タンポポの花って、一般的には良く踏まれても踏まれてもそこに根をはり、毎年咲き誇る強い雑草として表現される。

たっぷりの太陽を浴びて、凛と咲き誇る立派なタンポポの花は、青空に向かってスクッと真っ直ぐ伸びていて、それだけで美しい生命力を感じさせてくれる。

そんなタンポポの花のように、自分もまた踏まれても踏まれてもそこで凛と胸を張って花を咲かせて行ける、強さと柔軟性を持ったしなやかな生き方に憧れていた。

土手でも河原でも、荒れ果てた土地でも、どんな過酷な場所であったとしても、今与えられた場所で花を咲かせる。そんなちょっと控えめだけれど力強い、タンポポの花のような生き方に憧れていた。

でも、きっと私が50代の人生折り返し地点に差し掛かったからなのかもしれない。少し違った見方が出来るようになってきたのだ。

タンポポの花は、大きなヒマワリやダリアのように、豪華で華麗な姿をしていない。だけれど、小さなその黄色い花は、見るものにほっこりとした温かい気持ちを与えてくれる。

誰しも子供の頃フーッと綿毛を飛ばして遊んだ、自由で明日のことなど何も考えていなかった、あの頃の子供時代を思い出させてくれる。

そんなふうに、目立たなくとも、自分がいることで何か回りがほっこりするような生き方が出来れば、そんな人格が築ければ素敵だなぁと思うようになってきた。

そして、忘れてはいけないのが、タンポポの持つまったく違う側面だ。

道端に咲くタンポポは、そこで精一杯自分の花を咲かせて咲き終わり、そして自らの命を込めて綿毛を付ける。

その新しい命の種は風にのって遠くの地まで飛んでいき、そこでまた土に潜り、根をはり、その場所で花を咲かせる。

人生の折り返し地点を迎えた私は、そんなタンポポの種をたくさん付けれる花になりたいと思うようになった。

自分が咲いたその場所で、静かにそっと花を咲かせ実をならせ、そして種を沢山付けてその種を飛ばせるたった一輪の"自分"と言う花。

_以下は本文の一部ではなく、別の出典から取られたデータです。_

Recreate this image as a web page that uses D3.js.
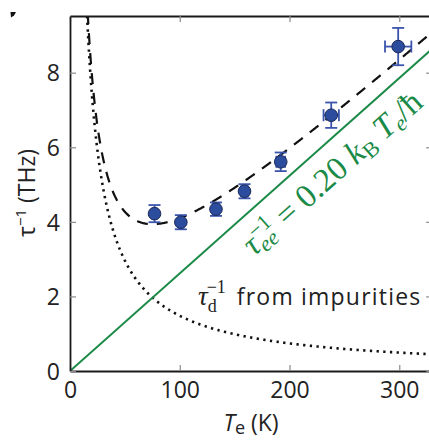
<!DOCTYPE html>
<html>
<head>
<meta charset="utf-8">
<script src="https://cdn.jsdelivr.net/npm/d3@7"></script>
<style>
  html, body { margin: 0; padding: 0; background: #fff; }
  svg { display: block; }
  text { font-family: "Open Sans", "DejaVu Sans", sans-serif; fill: #222; }
  .math { font-family: "Liberation Serif", "DejaVu Serif", serif; }
</style>
</head>
<body>
<svg id="chart" width="429" height="440"></svg>
<script>
// Measured scattering rates (THz) versus electron temperature (K)
const temps    = [77, 101, 133, 159, 192, 238, 299];
const rates    = [4.22, 3.99, 4.34, 4.82, 5.61, 6.86, 8.70];
const rateErr  = [0.23, 0.19, 0.18, 0.19, 0.25, 0.34, 0.50];
const tempErr  = [2, 2, 3, 3, 4, 7, 12];

// Model parameters
const eeCoeff = 0.20;            // tau_ee^-1 = 0.20 kB Te / hbar
const kBoverHbar = 0.130920;     // kB/hbar in THz per K
const impurityC = 148;           // tau_d^-1 = C / Te  (THz K)

const xTicks = [0, 100, 200, 300];
const yTicks = [0, 2, 4, 6, 8];
const xDomain = [0, 330];
const yDomain = [0, 9.52];

const svg = d3.select("#chart");
const x = d3.scaleLinear().domain(xDomain).range([70, 432.2]);
const y = d3.scaleLinear().domain(yDomain).range([371, 16]);

const green = "#1b8a47";
const ee = T => eeCoeff * kBoverHbar * T;
const imp = T => impurityC / T;
const total = T => ee(T) + imp(T);

svg.append("defs").append("clipPath").attr("id", "plotclip")
  .append("rect").attr("x", x(0)).attr("y", y(yDomain[1]))
  .attr("width", x(xDomain[1]) - x(0)).attr("height", y(0) - y(yDomain[1]));

const plot = svg.append("g").attr("clip-path", "url(#plotclip)");

// Axes: inward grey ticks on all four sides
const tickLen = 6;
const axB = svg.append("g").attr("transform", `translate(0,${y(0)})`)
  .call(d3.axisBottom(x).tickValues(xTicks).tickSizeInner(-tickLen).tickSizeOuter(0).tickPadding(10));
const axT = svg.append("g").attr("transform", `translate(0,${y(yDomain[1])})`)
  .call(d3.axisTop(x).tickValues(xTicks).tickSizeInner(-tickLen).tickSizeOuter(0).tickFormat(""));
const axL = svg.append("g").attr("transform", `translate(${x(0)},0)`)
  .call(d3.axisLeft(y).tickValues(yTicks).tickSizeInner(-tickLen).tickSizeOuter(0).tickPadding(10));
const axR = svg.append("g").attr("transform", `translate(${x(xDomain[1])},0)`)
  .call(d3.axisRight(y).tickValues(yTicks).tickSizeInner(-tickLen).tickSizeOuter(0).tickFormat(""));

[axB, axT, axL, axR].forEach(a => {
  a.select(".domain").attr("stroke", "#1a1a1a").attr("stroke-width", 1.8);
  a.selectAll(".tick line").attr("stroke", "#8a8a8a").attr("stroke-width", 1.2);
  a.selectAll(".tick text").style("font-size", "23px").attr("fill", "#222")
    .style("font-family", '"Open Sans", sans-serif');
});
axL.selectAll(".tick text").attr("dy", "0.36em");
axB.selectAll(".tick text").attr("dy", "0.72em");

// Curves
const Tfine = d3.range(8, 331, 0.5);
const line = d3.line().x(d => x(d[0])).y(d => y(d[1]));

plot.append("path")
  .attr("d", line(Tfine.map(T => [T, imp(T)])))
  .attr("fill", "none").attr("stroke", "#111").attr("stroke-width", 2.6)
  .attr("stroke-dasharray", "2.3,4.4");

plot.append("path")
  .attr("d", line([[0, ee(0)], [xDomain[1], ee(xDomain[1])]]))
  .attr("fill", "none").attr("stroke", green).attr("stroke-width", 2);

plot.append("path")
  .attr("d", line(Tfine.map(T => [T, total(T)])))
  .attr("fill", "none").attr("stroke", "#111").attr("stroke-width", 2.2)
  .attr("stroke-dasharray", "11,9");

// Data with error bars
const errColor = "#3a55ab";
const cap = 6;
const pts = svg.append("g");
temps.forEach((T, i) => {
  const cx = x(T), cy = y(rates[i]);
  const g = pts.append("g").attr("stroke", errColor).attr("stroke-width", 1.8);
  const yTop = y(rates[i] + rateErr[i]), yBot = y(rates[i] - rateErr[i]);
  g.append("line").attr("x1", cx).attr("x2", cx).attr("y1", yTop).attr("y2", yBot);
  g.append("line").attr("x1", cx - cap).attr("x2", cx + cap).attr("y1", yTop).attr("y2", yTop);
  g.append("line").attr("x1", cx - cap).attr("x2", cx + cap).attr("y1", yBot).attr("y2", yBot);
  const xL = x(T - tempErr[i]), xR = x(T + tempErr[i]);
  g.append("line").attr("x1", xL).attr("x2", xR).attr("y1", cy).attr("y2", cy);
  g.append("line").attr("x1", xL).attr("x2", xL).attr("y1", cy - cap).attr("y2", cy + cap);
  g.append("line").attr("x1", xR).attr("x2", xR).attr("y1", cy - cap).attr("y2", cy + cap);
  pts.append("circle").attr("cx", cx).attr("cy", cy).attr("r", 6.3)
    .attr("fill", "#2c4c9e").attr("stroke", "#1b2a58").attr("stroke-width", 1);
});

// Electron-electron label along the green line
const angle = Math.atan2(y(ee(xDomain[1])) - y(0), x(xDomain[1]) - x(0)) * 180 / Math.PI;
const anchorT = 223;
const big = 33, small = 22;
const eeLabel = svg.append("g")
  .attr("transform", `translate(${x(anchorT)},${y(ee(anchorT))}) rotate(${angle})`)
  .append("text").attr("class", "math").attr("x", 0).attr("y", 37)
  .attr("text-anchor", "middle").style("font-size", big + "px").style("fill", green);
eeLabel.append("tspan").style("font-style", "italic").text("τ");
eeLabel.append("tspan").style("font-style", "italic").style("font-size", small + "px").attr("dy", 5).text("ee");
eeLabel.append("tspan").style("font-size", small + "px").attr("dx", -19).attr("dy", -17).text("−1");
eeLabel.append("tspan").attr("dy", 12).text(" = 0.20 ");
eeLabel.append("tspan").style("font-style", "italic").text("k");
eeLabel.append("tspan").style("font-size", small + "px").attr("dy", 5).text("B");
eeLabel.append("tspan").style("font-style", "italic").attr("dy", -5).text(" T");
eeLabel.append("tspan").style("font-style", "italic").style("font-size", small + "px").attr("dy", 5).text("e");
eeLabel.append("tspan").attr("dy", -5).text("/ħ");

// Impurity label
const impLabel = svg.append("text").attr("x", 198).attr("y", 305).style("font-size", "23px")
  .style("letter-spacing", "1.2px");
impLabel.append("tspan").style("font-family", '"Liberation Serif", serif')
  .style("font-style", "italic").style("font-size", "27px").style("letter-spacing", "0px").text("τ");
impLabel.append("tspan").style("font-family", '"Liberation Serif", serif').style("font-size", "18px")
  .style("letter-spacing", "0px").attr("dy", 7).text("d");
impLabel.append("tspan").style("font-family", '"Liberation Serif", serif').style("font-size", "18px")
  .style("letter-spacing", "0px").attr("dx", -10).attr("dy", -19).text("−1");
impLabel.append("tspan").attr("dx", 11).attr("dy", 12).text("from impurities");

// Axis titles
const xt = svg.append("text").attr("x", 251).attr("y", 431).attr("text-anchor", "middle")
  .style("font-size", "23px");
xt.append("tspan").style("font-style", "italic").text("T");
xt.append("tspan").style("font-size", "18px").attr("dy", 3).text("e");
xt.append("tspan").attr("dy", -3).text(" (K)");

const yt = svg.append("text").attr("transform", "translate(35,193) rotate(-90)")
  .attr("text-anchor", "middle").style("font-size", "23px");
yt.append("tspan").text("τ");
yt.append("tspan").style("font-size", "15px").attr("dy", -9).text("−1");
yt.append("tspan").attr("dy", 9).text(" (THz)");

// Panel mark fragment in the corner
svg.append("path").attr("d", "M10.5,12 L16,12 L14,15.5 L11,17.5 Z").attr("fill", "#111");
</script>
</body>
</html>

そんなふうに生きて行けたら素敵だなぁと思う。

誰しも生きている限り、自分の命がいつか枯れ果てる時がやってくる。

自分を咲き誇らせようと、無闇に競ったり誰かを蹴落としたり。また自分の花を誰かと比べてみたり。

そんなことに時間を使うにはタンポポの人生はあまりにも短すぎる。

それならば、精一杯そこで自分らしく生き抜いて、そして、新しい誰かの花を咲かせられる立派な種をたくさん飛ばせる、どっしりとした大きなタンポポのようになりたいと思う。

そんな風に、人生の後半戦は、誰かの土台になれるような生き方が出来る自分になりたいと思うのだ。

ここnoteで活躍されている、沢山のクリエーターさん達も、それぞれの持つ素晴らしい知識や技術や経験を他に分け与えられる、そんな土台精神の方が多いように感じている。

そんな人がこの世の中にたくさん増えて行くことで、1人1人の個性がもっと輝きを増して、争いのない世界になっていくのかもしれない。

例えそのタンポポの花がリクガメに食べられようとも^^;…それは彼らの身体と活動を支えているのだと思えばそれもまた尊い…(;'∀')

母は1人でリクガメ用のタンポポの花と葉っぱを摘みながら今日はそんな事を考えた。